▸ **PROMPT**: Nothing in the data should change when you return it, but leave the pictures out.
╔══
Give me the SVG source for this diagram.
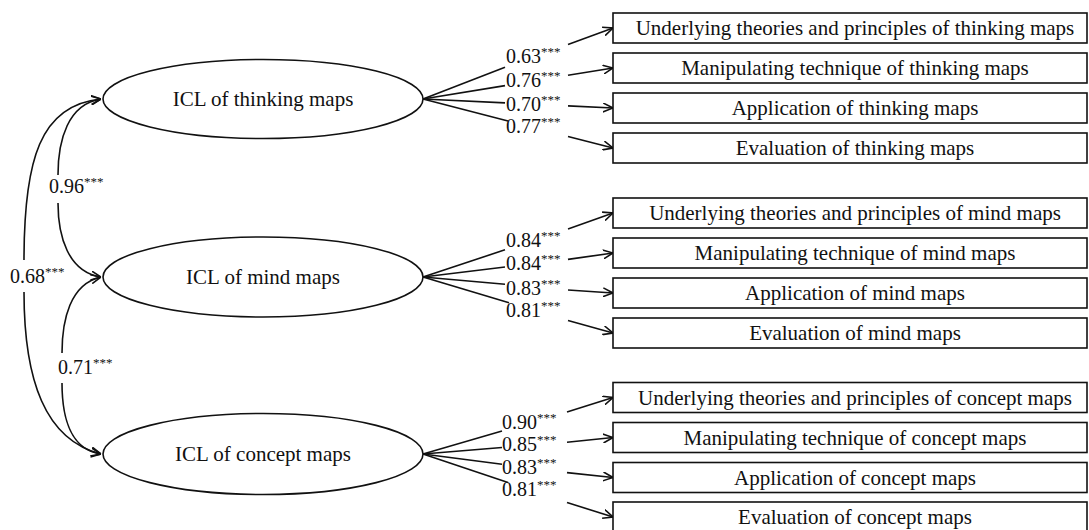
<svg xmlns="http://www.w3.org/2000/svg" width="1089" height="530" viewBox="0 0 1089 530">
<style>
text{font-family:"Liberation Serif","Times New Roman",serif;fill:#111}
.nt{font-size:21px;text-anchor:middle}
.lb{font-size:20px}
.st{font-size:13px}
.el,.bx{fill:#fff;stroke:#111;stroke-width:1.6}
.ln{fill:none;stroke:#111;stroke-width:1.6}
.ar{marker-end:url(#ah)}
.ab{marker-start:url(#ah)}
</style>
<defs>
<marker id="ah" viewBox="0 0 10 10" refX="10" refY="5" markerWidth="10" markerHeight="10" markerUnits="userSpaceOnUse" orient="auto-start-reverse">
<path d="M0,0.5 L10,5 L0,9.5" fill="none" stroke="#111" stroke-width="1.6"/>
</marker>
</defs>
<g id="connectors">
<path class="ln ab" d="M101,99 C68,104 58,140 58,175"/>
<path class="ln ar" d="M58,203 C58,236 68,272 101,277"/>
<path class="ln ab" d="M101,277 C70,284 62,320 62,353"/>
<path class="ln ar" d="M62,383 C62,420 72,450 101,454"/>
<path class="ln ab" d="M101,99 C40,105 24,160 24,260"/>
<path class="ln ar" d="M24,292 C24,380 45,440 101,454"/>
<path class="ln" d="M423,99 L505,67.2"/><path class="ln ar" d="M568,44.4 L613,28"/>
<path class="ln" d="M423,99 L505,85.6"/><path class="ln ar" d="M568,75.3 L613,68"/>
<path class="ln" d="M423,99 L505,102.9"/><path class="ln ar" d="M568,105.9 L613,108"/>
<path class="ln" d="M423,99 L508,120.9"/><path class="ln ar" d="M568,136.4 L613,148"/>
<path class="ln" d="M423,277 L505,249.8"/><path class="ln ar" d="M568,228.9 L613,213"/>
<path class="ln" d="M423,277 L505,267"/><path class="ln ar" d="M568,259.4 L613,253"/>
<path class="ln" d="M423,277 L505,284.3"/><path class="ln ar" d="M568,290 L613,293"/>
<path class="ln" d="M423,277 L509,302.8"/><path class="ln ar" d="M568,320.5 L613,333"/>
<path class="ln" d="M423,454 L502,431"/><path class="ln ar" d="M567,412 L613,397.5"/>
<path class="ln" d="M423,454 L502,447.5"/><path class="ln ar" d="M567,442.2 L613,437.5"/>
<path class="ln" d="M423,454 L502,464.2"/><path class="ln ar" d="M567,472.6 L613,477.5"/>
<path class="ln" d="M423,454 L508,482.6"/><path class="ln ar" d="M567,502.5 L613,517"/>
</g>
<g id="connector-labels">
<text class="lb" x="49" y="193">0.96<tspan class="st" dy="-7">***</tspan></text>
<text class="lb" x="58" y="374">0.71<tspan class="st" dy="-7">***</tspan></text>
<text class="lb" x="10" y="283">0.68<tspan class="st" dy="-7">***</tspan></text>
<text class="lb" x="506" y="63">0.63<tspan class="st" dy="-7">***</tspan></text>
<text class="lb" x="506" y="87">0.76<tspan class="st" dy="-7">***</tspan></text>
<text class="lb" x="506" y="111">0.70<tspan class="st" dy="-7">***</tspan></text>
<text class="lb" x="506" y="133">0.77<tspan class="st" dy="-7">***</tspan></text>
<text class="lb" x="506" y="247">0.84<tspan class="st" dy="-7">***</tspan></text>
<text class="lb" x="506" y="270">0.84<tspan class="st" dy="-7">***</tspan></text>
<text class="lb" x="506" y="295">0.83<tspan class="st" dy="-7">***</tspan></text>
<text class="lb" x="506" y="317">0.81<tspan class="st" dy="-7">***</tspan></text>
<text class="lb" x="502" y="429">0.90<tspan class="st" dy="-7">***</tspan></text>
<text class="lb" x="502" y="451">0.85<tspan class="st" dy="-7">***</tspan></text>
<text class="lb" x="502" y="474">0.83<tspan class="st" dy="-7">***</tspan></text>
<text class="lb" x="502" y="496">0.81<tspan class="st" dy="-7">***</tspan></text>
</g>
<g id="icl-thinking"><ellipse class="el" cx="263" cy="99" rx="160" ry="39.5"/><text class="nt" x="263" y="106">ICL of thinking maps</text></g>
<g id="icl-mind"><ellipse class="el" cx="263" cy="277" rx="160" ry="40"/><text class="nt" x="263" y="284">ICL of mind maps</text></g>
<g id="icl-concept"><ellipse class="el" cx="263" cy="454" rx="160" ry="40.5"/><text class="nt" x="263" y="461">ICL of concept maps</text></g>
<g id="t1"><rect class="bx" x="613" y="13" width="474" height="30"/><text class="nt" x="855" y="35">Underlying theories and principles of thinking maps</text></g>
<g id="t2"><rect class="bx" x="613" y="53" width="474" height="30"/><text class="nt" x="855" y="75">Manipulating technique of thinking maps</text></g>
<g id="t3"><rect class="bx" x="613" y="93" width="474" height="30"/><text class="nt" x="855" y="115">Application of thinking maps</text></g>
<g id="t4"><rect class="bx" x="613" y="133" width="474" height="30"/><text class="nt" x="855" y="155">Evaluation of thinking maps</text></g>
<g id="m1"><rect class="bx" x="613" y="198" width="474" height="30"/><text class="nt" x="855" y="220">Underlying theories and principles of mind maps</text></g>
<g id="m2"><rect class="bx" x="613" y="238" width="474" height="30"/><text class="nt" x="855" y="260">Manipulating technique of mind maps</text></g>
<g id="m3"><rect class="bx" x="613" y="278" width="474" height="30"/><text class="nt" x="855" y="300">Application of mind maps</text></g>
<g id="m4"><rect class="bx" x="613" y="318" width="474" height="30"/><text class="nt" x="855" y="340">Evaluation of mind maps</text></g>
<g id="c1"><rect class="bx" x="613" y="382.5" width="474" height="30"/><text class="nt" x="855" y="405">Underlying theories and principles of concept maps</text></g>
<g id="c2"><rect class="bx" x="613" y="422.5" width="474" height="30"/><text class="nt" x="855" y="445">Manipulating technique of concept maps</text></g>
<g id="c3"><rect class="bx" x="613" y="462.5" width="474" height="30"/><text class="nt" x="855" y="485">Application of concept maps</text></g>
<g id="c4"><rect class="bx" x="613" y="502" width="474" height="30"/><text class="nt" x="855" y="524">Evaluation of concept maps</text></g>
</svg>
╚══
▸ **RESPONSE**:
Give me the SVG source for this diagram.
<svg xmlns="http://www.w3.org/2000/svg" width="1089" height="530" viewBox="0 0 1089 530">
<style>
text{font-family:"Liberation Serif","Times New Roman",serif;fill:#111}
.nt{font-size:21px;text-anchor:middle}
.lb{font-size:20px}
.st{font-size:13px}
.el,.bx{fill:#fff;stroke:#111;stroke-width:1.6}
.ln{fill:none;stroke:#111;stroke-width:1.6}
.ar{marker-end:url(#ah)}
.ab{marker-start:url(#ah)}
</style>
<defs>
<marker id="ah" viewBox="0 0 10 10" refX="10" refY="5" markerWidth="10" markerHeight="10" markerUnits="userSpaceOnUse" orient="auto-start-reverse">
<path d="M0,0.5 L10,5 L0,9.5" fill="none" stroke="#111" stroke-width="1.6"/>
</marker>
</defs>
<g id="connectors">
<path class="ln ab" d="M101,99 C68,104 58,140 58,175"/>
<path class="ln ar" d="M58,203 C58,236 68,272 101,277"/>
<path class="ln ab" d="M101,277 C70,284 62,320 62,353"/>
<path class="ln ar" d="M62,383 C62,420 72,450 101,454"/>
<path class="ln ab" d="M101,99 C40,105 24,160 24,260"/>
<path class="ln ar" d="M24,292 C24,380 45,440 101,454"/>
<path class="ln" d="M423,99 L505,67.2"/><path class="ln ar" d="M568,44.4 L613,28"/>
<path class="ln" d="M423,99 L505,85.6"/><path class="ln ar" d="M568,75.3 L613,68"/>
<path class="ln" d="M423,99 L505,102.9"/><path class="ln ar" d="M568,105.9 L613,108"/>
<path class="ln" d="M423,99 L508,120.9"/><path class="ln ar" d="M568,136.4 L613,148"/>
<path class="ln" d="M423,277 L505,249.8"/><path class="ln ar" d="M568,228.9 L613,213"/>
<path class="ln" d="M423,277 L505,267"/><path class="ln ar" d="M568,259.4 L613,253"/>
<path class="ln" d="M423,277 L505,284.3"/><path class="ln ar" d="M568,290 L613,293"/>
<path class="ln" d="M423,277 L509,302.8"/><path class="ln ar" d="M568,320.5 L613,333"/>
<path class="ln" d="M423,454 L502,431"/><path class="ln ar" d="M567,412 L613,397.5"/>
<path class="ln" d="M423,454 L502,447.5"/><path class="ln ar" d="M567,442.2 L613,437.5"/>
<path class="ln" d="M423,454 L502,464.2"/><path class="ln ar" d="M567,472.6 L613,477.5"/>
<path class="ln" d="M423,454 L508,482.6"/><path class="ln ar" d="M567,502.5 L613,517"/>
</g>
<g id="connector-labels">
<text class="lb" x="49" y="193">0.96<tspan class="st" dy="-7">***</tspan></text>
<text class="lb" x="58" y="374">0.71<tspan class="st" dy="-7">***</tspan></text>
<text class="lb" x="10" y="283">0.68<tspan class="st" dy="-7">***</tspan></text>
<text class="lb" x="506" y="63">0.63<tspan class="st" dy="-7">***</tspan></text>
<text class="lb" x="506" y="87">0.76<tspan class="st" dy="-7">***</tspan></text>
<text class="lb" x="506" y="111">0.70<tspan class="st" dy="-7">***</tspan></text>
<text class="lb" x="506" y="133">0.77<tspan class="st" dy="-7">***</tspan></text>
<text class="lb" x="506" y="247">0.84<tspan class="st" dy="-7">***</tspan></text>
<text class="lb" x="506" y="270">0.84<tspan class="st" dy="-7">***</tspan></text>
<text class="lb" x="506" y="295">0.83<tspan class="st" dy="-7">***</tspan></text>
<text class="lb" x="506" y="317">0.81<tspan class="st" dy="-7">***</tspan></text>
<text class="lb" x="502" y="429">0.90<tspan class="st" dy="-7">***</tspan></text>
<text class="lb" x="502" y="451">0.85<tspan class="st" dy="-7">***</tspan></text>
<text class="lb" x="502" y="474">0.83<tspan class="st" dy="-7">***</tspan></text>
<text class="lb" x="502" y="496">0.81<tspan class="st" dy="-7">***</tspan></text>
</g>
<g id="icl-thinking"><ellipse class="el" cx="263" cy="99" rx="160" ry="39.5"/><text class="nt" x="263" y="106">ICL of thinking maps</text></g>
<g id="icl-mind"><ellipse class="el" cx="263" cy="277" rx="160" ry="40"/><text class="nt" x="263" y="284">ICL of mind maps</text></g>
<g id="icl-concept"><ellipse class="el" cx="263" cy="454" rx="160" ry="40.5"/><text class="nt" x="263" y="461">ICL of concept maps</text></g>
<g id="t1"><rect class="bx" x="613" y="13" width="474" height="30"/><text class="nt" x="855" y="35">Underlying theories and principles of thinking maps</text></g>
<g id="t2"><rect class="bx" x="613" y="53" width="474" height="30"/><text class="nt" x="855" y="75">Manipulating technique of thinking maps</text></g>
<g id="t3"><rect class="bx" x="613" y="93" width="474" height="30"/><text class="nt" x="855" y="115">Application of thinking maps</text></g>
<g id="t4"><rect class="bx" x="613" y="133" width="474" height="30"/><text class="nt" x="855" y="155">Evaluation of thinking maps</text></g>
<g id="m1"><rect class="bx" x="613" y="198" width="474" height="30"/><text class="nt" x="855" y="220">Underlying theories and principles of mind maps</text></g>
<g id="m2"><rect class="bx" x="613" y="238" width="474" height="30"/><text class="nt" x="855" y="260">Manipulating technique of mind maps</text></g>
<g id="m3"><rect class="bx" x="613" y="278" width="474" height="30"/><text class="nt" x="855" y="300">Application of mind maps</text></g>
<g id="m4"><rect class="bx" x="613" y="318" width="474" height="30"/><text class="nt" x="855" y="340">Evaluation of mind maps</text></g>
<g id="c1"><rect class="bx" x="613" y="382.5" width="474" height="30"/><text class="nt" x="855" y="405">Underlying theories and principles of concept maps</text></g>
<g id="c2"><rect class="bx" x="613" y="422.5" width="474" height="30"/><text class="nt" x="855" y="445">Manipulating technique of concept maps</text></g>
<g id="c3"><rect class="bx" x="613" y="462.5" width="474" height="30"/><text class="nt" x="855" y="485">Application of concept maps</text></g>
<g id="c4"><rect class="bx" x="613" y="502" width="474" height="30"/><text class="nt" x="855" y="524">Evaluation of concept maps</text></g>
</svg>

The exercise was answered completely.